## Direction
Quote the data exactly, first line to the line containing "35.7, 40.8, 43.8]", with no pictures.

## Recorded data
▬▬▬
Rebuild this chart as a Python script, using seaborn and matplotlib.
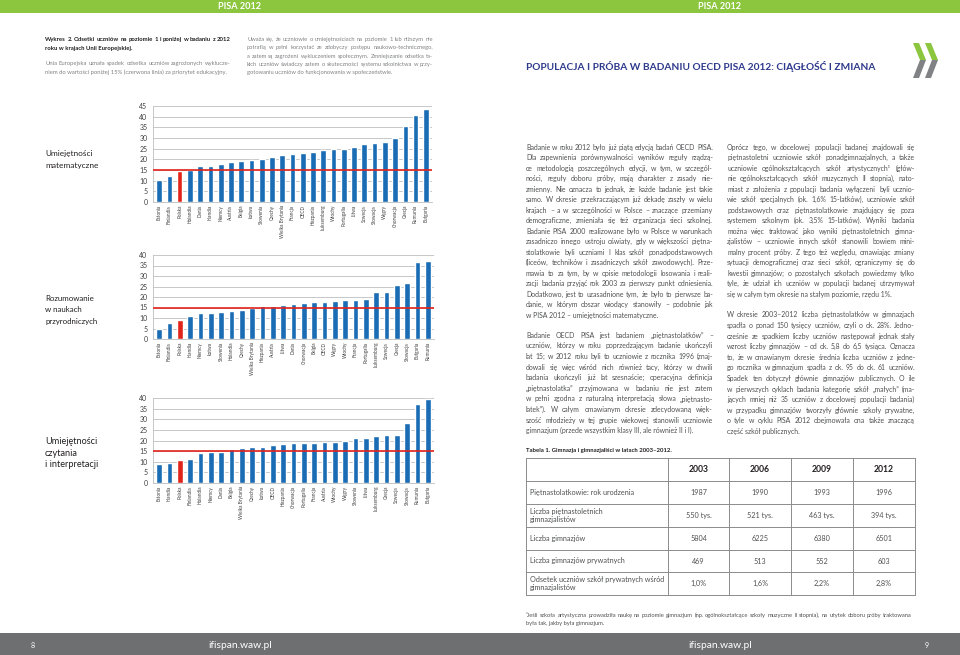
import matplotlib
matplotlib.use('Agg')
import matplotlib.pyplot as plt
import seaborn as sns
from matplotlib.patches import Rectangle, Polygon

# ---- data: share of students at level 1 and below (%) ----
math_countries = ['Estonia', 'Finlandia', 'Polska', 'Holandia', 'Dania', 'Irlandia', 'Niemcy',
                  'Austria', 'Belgia', 'Łotwa', 'Słowenia', 'Czechy', 'Wielka Brytania', 'Francja',
                  'OECD', 'Hiszpania', 'Luksemburg', 'Włochy', 'Portugalia', 'Litwa', 'Szwecja',
                  'Słowacja', 'Węgry', 'Chorwacja', 'Grecja', 'Rumunia', 'Bułgaria']
math_values = [10.5, 12.3, 14.4, 14.8, 16.9, 16.9, 17.7, 18.7, 19.0, 19.9, 20.1, 20.9, 21.8, 22.4,
               23.1, 23.6, 24.3, 24.7, 24.9, 26.0, 27.1, 27.5, 28.1, 29.9, 35.7, 40.8, 43.8]

science_countries = ['Estonia', 'Finlandia', 'Polska', 'Irlandia', 'Niemcy', 'Łotwa', 'Słowenia',
                     'Holandia', 'Czechy', 'Wielka Brytania', 'Hiszpania', 'Austria', 'Litwa', 'Dania',
                     'Chorwacja', 'Belgia', 'OECD', 'Węgry', 'Włochy', 'Francja', 'Portugalia',
                     'Luksemburg', 'Szwecja', 'Grecja', 'Słowacja', 'Bułgaria', 'Rumunia']
science_values = [5.0, 7.7, 9.0, 11.1, 12.2, 12.4, 12.9, 13.1, 13.8, 15.0, 15.7, 15.8, 16.1, 16.7,
                  17.3, 17.7, 17.8, 18.0, 18.7, 18.7, 19.0, 22.2, 22.2, 25.5, 26.7, 36.9, 37.3]

reading_countries = ['Estonia', 'Irlandia', 'Polska', 'Finlandia', 'Holandia', 'Niemcy', 'Dania',
                     'Belgia', 'Wielka Brytania', 'Czechy', 'Łotwa', 'OECD', 'Hiszpania', 'Chorwacja',
                     'Portugalia', 'Francja', 'Austria', 'Włochy', 'Węgry', 'Słowenia', 'Litwa',
                     'Luksemburg', 'Grecja', 'Szwecja', 'Słowacja', 'Rumunia', 'Bułgaria']
reading_values = [9.1, 9.6, 10.6, 11.3, 14.0, 14.5, 14.6, 16.1, 16.6, 16.9, 17.0, 18.0, 18.3, 18.7,
                  18.8, 18.9, 19.5, 19.5, 19.7, 21.1, 21.2, 22.2, 22.6, 22.7, 28.2, 37.3, 39.4]

target_level = 15

# ---- table 1 ----
table_years = ['2003', '2006', '2009', '2012']
table_rows = ['Piętnastolatkowie: rok urodzenia',
              'Liczba piętnastoletnich\ngimnazjalistów',
              'Liczba gimnazjów',
              'Liczba gimnazjów prywatnych',
              'Odsetek uczniów szkół prywatnych wśród\ngimnazjalistów']
table_values = [['1987', '1990', '1993', '1996'],
                ['550 tys.', '521 tys.', '463 tys.', '394 tys.'],
                ['5804', '6225', '6380', '6501'],
                ['469', '513', '552', '603'],
                ['1,0%', '1,6%', '2,2%', '2,8%']]

# ---- texts ----
chart_title = ['Wykres 2. Odsetki uczniów na poziomie 1 i poniżej w badaniu z 2012',
               'roku w krajach Unii Europejskiej.']
chart_note = ['Unia Europejska uznała spadek odsetka uczniów zagrożonych wyklucze-',
              'niem do wartości poniżej 15% (czerwona linia) za priorytet edukacyjny.']
chart_comment = ['Uważa się, że uczniowie o umiejętnościach na poziomie 1 lub niższym nie',
                 'potrafią w pełni korzystać ze zdobyczy postępu naukowo-technicznego,',
                 'a zatem są zagrożeni wykluczeniem społecznym. Zmniejszanie odsetka ta-',
                 'kich uczniów świadczy zatem o skuteczności systemu szkolnictwa w przy-',
                 'gotowaniu uczniów do funkcjonowania w społeczeństwie.']

col1_par1 = ['Badanie w roku 2012 było już piątą edycją badań OECD PISA.',
             'Dla zapewnienia porównywalności wyników reguły rządzą-',
             'ce metodologią poszczególnych edycji, w tym, w szczegól-',
             'ności, reguły doboru próby, mają charakter z zasady nie-',
             'zmienny. Nie oznacza to jednak, że każde badanie jest takie',
             'samo. W okresie przekraczającym już dekadę zaszły w wielu',
             'krajach – a w szczególności w Polsce – znaczące przemiany',
             'demograficzne, zmieniała się też organizacja sieci szkolnej.',
             'Badanie PISA 2000 realizowane było w Polsce w warunkach',
             'zasadniczo innego ustroju oświaty, gdy w większości piętna-',
             'stolatkowie byli uczniami I klas szkół ponadpodstawowych',
             '(liceów, techników i zasadniczych szkół zawodowych). Prze-',
             'mawia to za tym, by w opisie metodologii losowania i reali-',
             'zacji badania przyjąć rok 2003 za pierwszy punkt odniesienia.',
             'Dodatkowo, jest to uzasadnione tym, że było to pierwsze ba-',
             'danie, w którym obszar wiodący stanowiły – podobnie jak',
             'w PISA 2012 – umiejętności matematyczne.']
col1_par2 = ['Badanie OECD PISA jest badaniem „piętnastolatków” –',
             'uczniów, którzy w roku poprzedzającym badanie ukończyli',
             'lat 15; w 2012 roku byli to uczniowie z rocznika 1996 (znaj-',
             'dowali się więc wśród nich również tacy, którzy w chwili',
             'badania ukończyli już lat szesnaście; operacyjna definicja',
             '„piętnastolatka” przyjmowana w badaniu nie jest zatem',
             'w pełni zgodna z naturalną interpretacją słowa „piętnasto-',
             'latek”). W całym omawianym okresie zdecydowaną więk-',
             'szość młodzieży w tej grupie wiekowej stanowili uczniowie',
             'gimnazjum (przede wszystkim klasy III, ale również II i I).']
col2_par1 = ['Oprócz tego, w docelowej populacji badanej znajdowali się',
             'piętnastoletni uczniowie szkół ponadgimnazjalnych, a także',
             'uczniowie ogólnokształcących szkół artystycznych¹ (głów-',
             'nie ogólnokształcących szkół muzycznych II stopnia), nato-',
             'miast z założenia z populacji badania wyłączeni byli ucznio-',
             'wie szkół specjalnych (ok. 1,6% 15-latków), uczniowie szkół',
             'podstawowych oraz piętnastolatkowie znajdujący się poza',
             'systemem szkolnym (ok. 3,5% 15-latków). Wyniki badania',
             'można więc traktować jako wyniki piętnastoletnich gimna-',
             'zjalistów – uczniowie innych szkół stanowili bowiem mini-',
             'malny procent próby. Z tego też względu, omawiając zmiany',
             'sytuacji demograficznej oraz sieci szkół, ograniczymy się do',
             'kwestii gimnazjów; o pozostałych szkołach powiedzmy tylko',
             'tyle, że udział ich uczniów w populacji badanej utrzymywał',
             'się w całym tym okresie na stałym poziomie, rzędu 1%.']
col2_par2 = ['W okresie 2003–2012 liczba piętnastolatków w gimnazjach',
             'spadła o ponad 150 tysięcy uczniów, czyli o ok. 28%. Jedno-',
             'cześnie ze spadkiem liczby uczniów następował jednak stały',
             'wzrost liczby gimnazjów – od ok. 5,8 do 6,5 tysiąca. Oznacza',
             'to, że w omawianym okresie średnia liczba uczniów z jedne-',
             'go rocznika w gimnazjum spadła z ok. 95 do ok. 61 uczniów.',
             'Spadek ten dotyczył głównie gimnazjów publicznych. O ile',
             'w pierwszych cyklach badania kategorię szkół „małych” (ma-',
             'jących mniej niż 35 uczniów z docelowej populacji badania)',
             'w przypadku gimnazjów tworzyły głównie szkoły prywatne,',
             'o tyle w cyklu PISA 2012 obejmowała ona także znaczącą',
             'część szkół publicznych.']
footnote = ['¹Jeśli szkoła artystyczna prowadziła naukę na poziomie gimnazjum (np. ogólnokształcące '
            'szkoły muzyczne II stopnia), na użytek doboru próby traktowana',
            'była tak, jakby była gimnazjum.']

BLUE = '#1a6cb4'
RED = '#e2231a'
GREEN = '#8cc63f'
FOOT = '#6d6f71'
TEXT = '#4f5052'

sns.set_theme(style='white')
plt.rcParams['font.family'] = ['Lato', 'DejaVu Sans']

W, H = 960, 655
fig = plt.figure(figsize=(9.6, 6.55), dpi=100)
fig.patch.set_facecolor('white')
renderer = fig.canvas.get_renderer()

# background axes in pixel coordinates (origin top-left)
bg = fig.add_axes([0, 0, 1, 1], zorder=0)
bg.set_xlim(0, W)
bg.set_ylim(H, 0)
bg.axis('off')


def text_width(s, **kw):
    t = bg.text(0, 0, s, **kw)
    w = t.get_window_extent(renderer).width
    t.remove()
    return w


def fit_size(lines, width, **kw):
    # largest font size (from a 10 pt probe) at which every line fits into width
    widest = max(text_width(s, fontsize=10, **kw) for s in lines)
    return 10 * width / widest


def justify(x, y, lines, width, step, **kw):
    # y is the visual middle of the first line; words sit on a common baseline
    base = 0.5 * kw['fontsize']
    for i, line in enumerate(lines):
        yy = y + i * step + base
        words = line.split(' ')
        if i == len(lines) - 1 or len(words) == 1:
            bg.text(x, yy, line, va='baseline', ha='left', **kw)
            continue
        ws = [text_width(w, **kw) for w in words]
        gap = (width - sum(ws)) / (len(words) - 1)
        cx = x
        for w, wd in zip(words, ws):
            bg.text(cx, yy, w, va='baseline', ha='left', **kw)
            cx += wd + gap


# top green band and footer band
bg.add_patch(Rectangle((0, 0), W, 13, color=GREEN, lw=0))
bg.add_patch(Rectangle((0, 633), W, 22, color=FOOT, lw=0))
for cx in (240, 720):
    bg.text(cx, 6.5, 'PISA 2012', color='white', fontsize=6.6, fontweight='bold', ha='center', va='center')
    bg.text(cx, 645, 'ifispan.waw.pl', color='white', fontsize=7.4, ha='center', va='center')
bg.text(33, 645, '8', color='white', fontsize=5, ha='center', va='center')
bg.text(927, 645, '9', color='white', fontsize=5, ha='center', va='center')

# chart header texts
fs = fit_size(chart_title[:1], 186, fontweight='bold')
justify(45, 39.3, chart_title, 186, 8.4, fontsize=fs, fontweight='bold', color='#231f20')
fs = fit_size(chart_note, 186)
justify(45, 63.3, chart_note, 186, 8.4, fontsize=fs, color='#808285')
fs = fit_size(chart_comment, 186)
justify(247, 39, chart_comment, 186, 8.3, fontsize=fs, color='#808285')

title = 'POPULACJA I PRÓBA W BADANIU OECD PISA 2012: CIĄGŁOŚĆ I ZMIANA'
fs = fit_size([title], 346, fontweight='bold')
bg.text(526, 67, title, color='#2e3a8c', fontsize=fs, fontweight='bold', ha='left', va='center')

# OECD chevrons
for ox in (913, 925):
    bg.add_patch(Polygon([(ox, 43), (ox + 6, 43), (ox + 13, 60), (ox + 7, 60)], closed=True,
                         color=GREEN, lw=0))
    bg.add_patch(Polygon([(ox + 7, 60), (ox + 13, 60), (ox + 6, 78), (ox, 78)], closed=True,
                         color='#808285', lw=0))

# body text, justified in two columns
fs = min(fit_size(col1_par1 + col1_par2, 187), fit_size(col2_par1 + col2_par2, 188))
body = dict(fontsize=fs, color=TEXT)
justify(526, 147.3, col1_par1, 187, 10.5, **body)
justify(526, 335.3, col1_par2, 187, 10.6, **body)
justify(727, 147.3, col2_par1, 188, 10.5, **body)
justify(727, 315, col2_par2, 188, 10.6, **body)

cap = 'Tabela 1. Gimnazja i gimnazjaliści w latach 2003–2012.'
bg.text(526, 450.7, cap, fontsize=fit_size([cap], 147, fontweight='bold'),
        fontweight='bold', color='#231f20', va='center')

# table grid
col_x = [526, 668, 729, 791, 853, 915]
row_y = [458, 481, 504, 527, 550, 572, 595]
for x in col_x:
    bg.plot([x, x], [row_y[0], row_y[-1]], color='#8a8c8e', lw=0.7)
for y in row_y:
    bg.plot([col_x[0], col_x[-1]], [y, y], color='#8a8c8e', lw=0.7)
for j, yr in enumerate(table_years):
    bg.text((col_x[j + 1] + col_x[j + 2]) / 2, (row_y[0] + row_y[1]) / 2, yr, fontsize=6.2,
            fontweight='bold', color='#231f20', ha='center', va='center')
tfs = fit_size(['Odsetek uczniów szkół prywatnych wśród'], 134)
for i, label in enumerate(table_rows):
    yc = (row_y[i + 1] + row_y[i + 2]) / 2
    bg.text(530, yc, label, fontsize=tfs, color=TEXT, ha='left', va='center', linespacing=1.3)
    for j, val in enumerate(table_values[i]):
        bg.text((col_x[j + 1] + col_x[j + 2]) / 2, yc, val, fontsize=tfs, color=TEXT,
                ha='center', va='center')

fs = fit_size(footnote[:1], 386)
justify(526, 614.5, footnote, 386, 8.5, fontsize=fs, color=TEXT)


def draw_chart(box, countries, values, ymax, label, label_y):
    x0, y0, x1, y1 = box
    ax = fig.add_axes([x0 / W, 1 - y1 / H, (x1 - x0) / W, (y1 - y0) / H], zorder=2)
    colors = {c: (RED if c == 'Polska' else BLUE) for c in countries}
    sns.barplot(x=countries, y=values, hue=countries, palette=colors, legend=False,
                width=0.55, saturation=1, ax=ax)
    ax.set_facecolor('none')
    ax.set_ylim(0, ymax)
    ax.set_yticks(range(0, ymax + 1, 5))
    ax.set_xlim(-0.6, len(countries) - 0.4)
    ax.yaxis.grid(True, color='#bcbec0', lw=0.6)
    ax.set_axisbelow(True)
    ax.axhline(target_level, color=RED, lw=1.2, zorder=3)
    for side in ('top', 'right'):
        ax.spines[side].set_visible(False)
    for side in ('left', 'bottom'):
        ax.spines[side].set_color('#bcbec0')
        ax.spines[side].set_linewidth(0.6)
    ax.tick_params(axis='y', labelsize=5, length=0, pad=4, colors='#414042')
    ax.tick_params(axis='x', labelsize=3.4, length=0, pad=2, colors='#414042', labelrotation=90)
    ax.set_xlabel('')
    ax.set_ylabel('')
    lfs = min(fit_size(label, 53), 7.2)
    for i, s in enumerate(label):
        bg.text(45, label_y + i * 11.5 + 0.5 * lfs, s, fontsize=lfs, color='#231f20', va='baseline')


draw_chart((153, 106, 432, 202), math_countries, math_values, 45,
           ['Umiejętności', 'matematyczne'], 153.5)
draw_chart((153, 255, 434, 339), science_countries, science_values, 40,
           ['Rozumowanie', 'w naukach', 'przyrodniczych'], 298)
draw_chart((153, 398, 434, 483), reading_countries, reading_values, 40,
           ['Umiejętności', 'czytania', 'i interpretacji'], 441)

fig.savefig('out.png', dpi=100)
▬▬▬
## Response to this task
Rebuild this chart as a Python script, using seaborn and matplotlib.
import matplotlib
matplotlib.use('Agg')
import matplotlib.pyplot as plt
import seaborn as sns
from matplotlib.patches import Rectangle, Polygon

# ---- data: share of students at level 1 and below (%) ----
math_countries = ['Estonia', 'Finlandia', 'Polska', 'Holandia', 'Dania', 'Irlandia', 'Niemcy',
                  'Austria', 'Belgia', 'Łotwa', 'Słowenia', 'Czechy', 'Wielka Brytania', 'Francja',
                  'OECD', 'Hiszpania', 'Luksemburg', 'Włochy', 'Portugalia', 'Litwa', 'Szwecja',
                  'Słowacja', 'Węgry', 'Chorwacja', 'Grecja', 'Rumunia', 'Bułgaria']
math_values = [10.5, 12.3, 14.4, 14.8, 16.9, 16.9, 17.7, 18.7, 19.0, 19.9, 20.1, 20.9, 21.8, 22.4,
               23.1, 23.6, 24.3, 24.7, 24.9, 26.0, 27.1, 27.5, 28.1, 29.9, 35.7, 40.8, 43.8]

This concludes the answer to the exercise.